Freezing Order: A True Story of Russian Money Laundering, State-Sponsored Murder, and Surviving Vladimir Putin's Wrath by Bill Browder
Bill Browder hates Vladimir Putin like American democrats hate Donald Trump. Browder’s first book, Red Notice,which I loved, was about his significant investment ventures into the perestroika-driven privatization of Russian businesses in the 1990’s. The Russian oligarchs who own controlling interest in most Russian businesses didn’t like British or American investors poking their noses into the way they did business, which according to Browder was criminal. They began legally challenging and illegally threatening Browder and his family. Browder’s attorney Sergei Magnitsky, defending the challenges to Browder’s Russian investments, and investigating Russian tax fraud, ended up in a Russian Gulag, and, according to Browder, was beaten to death to cover up the fraud. One result was the 2012 Magnitsky Act, American legislation that allows for travel bans, asset seizures and visa freezes on human rights violators, and has sense been adopted by 30 countries.
Freezing Order continues the story of how Russian oligarchs’ (and other politically-powerful individuals) ill-gotten assets are still sheltered in America, and which, Browder explains is why Putin has spent so much effort to control American politics. Both Red Notice, and now Freezing Order are true-life espionage stories with a contemporary relevance, and I recommend you read both. Oh yes, and both are well-written, which always matters.
This Is Going to Hurt: Secret Diaries of a Young Doctor, by Adam Kay
This extremely popular book by a Junior Doctor working in the British National Health Service (socialized medicine), was hilarious and fast-moving, but harshly at the expense of all the patients, nurses and pretty much everyone the author came in contact with during his internship. If you despise the medical establishment, socialized or privatized, you’ll love this book, which picks apart the knowledge and role of doctors, nurses and hospitals, and basically equates it all to a science held together with super glue and bailing wire.
Kay is often quoted saying, “The hours are terrible, the pay is terrible, the conditions are terrible; you’re underappreciated, unsupported, disrespected and frequently physically endangered, “But there’s no better job in the world.” This book certainly provides story after story supporting the first part of that quote.

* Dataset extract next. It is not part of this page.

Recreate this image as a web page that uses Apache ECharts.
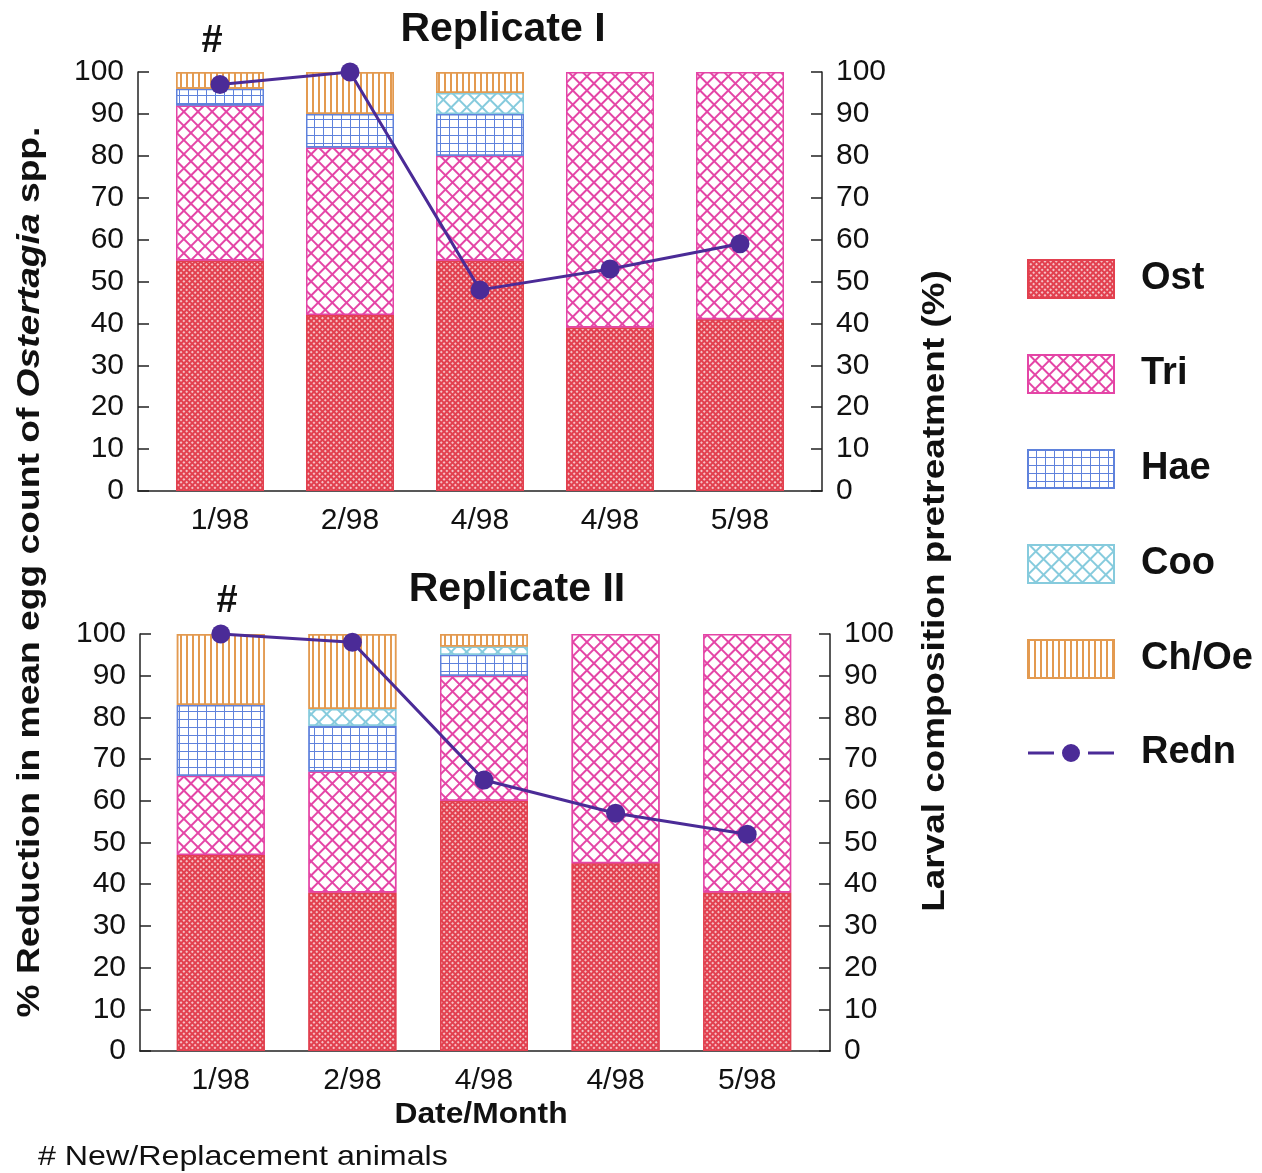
<!DOCTYPE html>
<html>
<head>
<meta charset="utf-8">
<script src="https://cdn.jsdelivr.net/npm/echarts@6/dist/echarts.min.js"></script>
<style>
html,body{margin:0;padding:0;background:#fff;}
#chart{width:1262px;height:1173px;}
</style>
</head>
<body>
<div id="chart"></div>
<script>
// ---------- DATA ----------
const categories = ['1/98', '2/98', '4/98', '4/98', '5/98'];
const seriesNames = ['Ost', 'Tri', 'Hae', 'Coo', 'Ch/Oe'];
const lineName = 'Redn';

// Replicate I (larval composition %, stacked)
const rep1Ost  = [55, 42, 55, 39, 41];
const rep1Tri  = [37, 40, 25, 61, 59];
const rep1Hae  = [4, 8, 10, 0, 0];
const rep1Coo  = [0, 0, 5, 0, 0];
const rep1ChOe = [4, 10, 5, 0, 0];
const rep1Redn = [97, 100, 48, 53, 59];

// Replicate II
const rep2Ost  = [47, 38, 60, 45, 38];
const rep2Tri  = [19, 29, 30, 55, 62];
const rep2Hae  = [17, 11, 5, 0, 0];
const rep2Coo  = [0, 4, 2, 0, 0];
const rep2ChOe = [17, 18, 3, 0, 0];
const rep2Redn = [100, 98, 65, 57, 52];

const axisMin = 0, axisMax = 100, axisInterval = 10;

// ---------- STYLE ----------
const FONT = "'Liberation Sans', Arial, sans-serif";
const TXT = '#111';
const AX = '#222';
const styles = {
  'Ost':   {color: '#e2404f', border: '#e2404f', decal: {symbol: 'circle', symbolSize: 0.9, color: '#ffffff', dashArrayX: [2, 2], dashArrayY: [2, 2], rotation: Math.PI / 4}},
  'Tri':   {color: '#e445a6', border: '#e445a6', decal: {symbol: 'rect', symbolSize: 1, color: '#ffffff', dashArrayX: [8, 2], dashArrayY: [8, 2], rotation: Math.PI / 4}},
  'Hae':   {color: '#5f82dc', border: '#5f82dc', decal: {symbol: 'rect', symbolSize: 1, color: '#ffffff', dashArrayX: [8, 1], dashArrayY: [7, 1], rotation: 0}},
  'Coo':   {color: '#86cbdd', border: '#86cbdd', decal: {symbol: 'rect', symbolSize: 1, color: '#ffffff', dashArrayX: [9, 2], dashArrayY: [9, 2], rotation: Math.PI / 4}},
  'Ch/Oe': {color: '#ffffff', border: '#e39a50', decal: {symbol: 'rect', symbolSize: 1, color: '#e39a50', dashArrayX: [2, 4], dashArrayY: [10, 0], rotation: 0}}
};
const LINE_COLOR = '#4b2b97';

const panels = [
  {frame: {left: 138, top: 72, width: 684, height: 419}, data: {left: 155, top: 72, width: 650, height: 419},
   stacks: [rep1Ost, rep1Tri, rep1Hae, rep1Coo, rep1ChOe], redn: rep1Redn},
  {frame: {left: 140, top: 634, width: 690, height: 417}, data: {left: 155, top: 634, width: 658, height: 417},
   stacks: [rep2Ost, rep2Tri, rep2Hae, rep2Coo, rep2ChOe], redn: rep2Redn}
];

const grid = [], xAxis = [], yAxis = [], series = [];
panels.forEach((p, i) => {
  const gFrame = grid.length; grid.push(p.frame);
  const gData = grid.length; grid.push(p.data);
  xAxis.push({gridIndex: gFrame, type: 'value', min: 0, max: 1,
    axisLine: {show: true, onZero: false, lineStyle: {color: AX, width: 1.5}},
    axisTick: {show: false}, axisLabel: {show: false}, splitLine: {show: false}});
  const xData = xAxis.length;
  xAxis.push({gridIndex: gData, type: 'category', data: categories,
    axisLine: {show: false}, axisTick: {show: false},
    axisLabel: {fontSize: 30, color: TXT, fontFamily: FONT, margin: 15}});
  ['left', 'right'].forEach(pos => {
    yAxis.push({gridIndex: gFrame, type: 'value', position: pos, min: axisMin, max: axisMax, interval: axisInterval,
      axisLine: {show: true, lineStyle: {color: AX, width: 1.5}},
      axisTick: {show: true, inside: true, length: 11, lineStyle: {color: AX, width: 1.5}},
      axisLabel: {fontSize: 30, color: TXT, fontFamily: FONT, margin: 14},
      splitLine: {show: false}});
  });
  const yData = yAxis.length;
  yAxis.push({gridIndex: gData, type: 'value', min: axisMin, max: axisMax, show: false, splitLine: {show: false}});

  seriesNames.forEach((name, k) => {
    const st = styles[name];
    series.push({
      type: 'bar', name: name, stack: 'rep' + i, xAxisIndex: xData, yAxisIndex: yData,
      barWidth: 88,
      data: p.stacks[k].map(v => (v === 0 ? null : v)),
      itemStyle: {color: st.color, borderColor: st.border, borderWidth: 1.5, decal: st.decal},
      emphasis: {disabled: true}
    });
  });
  series.push({
    type: 'line', name: lineName, xAxisIndex: xData, yAxisIndex: yData, data: p.redn,
    symbol: 'circle', symbolSize: 19, z: 10,
    lineStyle: {color: LINE_COLOR, width: 3}, itemStyle: {color: LINE_COLOR},
    emphasis: {disabled: true}
  });
});

const lineIcon = 'path://M0,17.5L26,17.5L26,20.5L0,20.5Z M34,19A9,9 0 1,0 52,19A9,9 0 1,0 34,19Z M60,17.5L86,17.5L86,20.5L60,20.5Z';

const chart = echarts.init(document.getElementById('chart'), null, {renderer: 'canvas'});
chart.setOption({
  animation: false,
  backgroundColor: '#fff',
  grid: grid,
  xAxis: xAxis,
  yAxis: yAxis,
  series: series,
  legend: {
    orient: 'vertical', left: 1027, top: 259, padding: 0, itemWidth: 86, itemHeight: 38, itemGap: 55,
    selectedMode: false,
    data: seriesNames.map(n => ({name: n, icon: 'rect'})).concat([{name: lineName, icon: lineIcon}]),
    textStyle: {fontSize: 38, fontWeight: 'bold', color: TXT, fontFamily: FONT, padding: [0, 0, 0, 22]}
  },
  graphic: [
    {type: 'text', x: 503, y: 30, style: {text: 'Replicate I', font: 'bold 41px ' + FONT, fill: TXT, textAlign: 'center', textVerticalAlign: 'middle'}},
    {type: 'text', x: 517, y: 590, style: {text: 'Replicate II', font: 'bold 41px ' + FONT, fill: TXT, textAlign: 'center', textVerticalAlign: 'middle'}},
    {type: 'text', x: 212, y: 42, style: {text: '#', font: 'bold 38px ' + FONT, fill: TXT, textAlign: 'center', textVerticalAlign: 'middle'}},
    {type: 'text', x: 227, y: 602, style: {text: '#', font: 'bold 38px ' + FONT, fill: TXT, textAlign: 'center', textVerticalAlign: 'middle'}},
    {type: 'text', x: 481, y: 1115, scaleX: 1.06, style: {text: 'Date/Month', font: 'bold 30px ' + FONT, fill: TXT, textAlign: 'center', textVerticalAlign: 'middle'}},
    {type: 'text', x: 38, y: 1157, scaleX: 1.15, style: {text: '# New/Replacement animals', font: '28px ' + FONT, fill: TXT, textAlign: 'left', textVerticalAlign: 'middle'}},
    {type: 'text', x: 30, y: 572, rotation: Math.PI / 2, scaleX: 1.2,
      style: {text: '{a|% Reduction in mean egg count of }{b|Ostertagia}{a| spp.}', textAlign: 'center', textVerticalAlign: 'middle',
        rich: {a: {fontSize: 31, fontWeight: 'bold', fontFamily: FONT, fill: TXT, color: TXT},
               b: {fontSize: 31, fontWeight: 'bold', fontStyle: 'italic', fontFamily: FONT, fill: TXT, color: TXT}}}},
    {type: 'text', x: 935, y: 591, rotation: Math.PI / 2, scaleX: 1.19,
      style: {text: 'Larval composition pretreatment (%)', font: 'bold 31px ' + FONT, fill: TXT, textAlign: 'center', textVerticalAlign: 'middle'}}
  ]
});
</script>
</body>
</html>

Unfortunately it gives zero stories to support the last part, and sure enough, after a particularly traumatic medical experience (no spoiler here) Kay resigns to become a writer/comedian.
This Is Going to Hurt was entertaining, in the sense that we must laugh at horror to keep from crying, but I couldn’t help but (1) feel bad for the people whose misfortune fueled Dr. Kay’s humor, (2) wonder why we should rely on the judgement of doctors living on too little sleep, (3) believe a medical diagnosis gleaned from 30-seconds of googling, and (4) wonder why anyone would want to work in the medical horror-show portrayed by Dr. Kay. I need to believe more in medical science, not less. Reading This Is Going to Hurt didn’t help. Meh.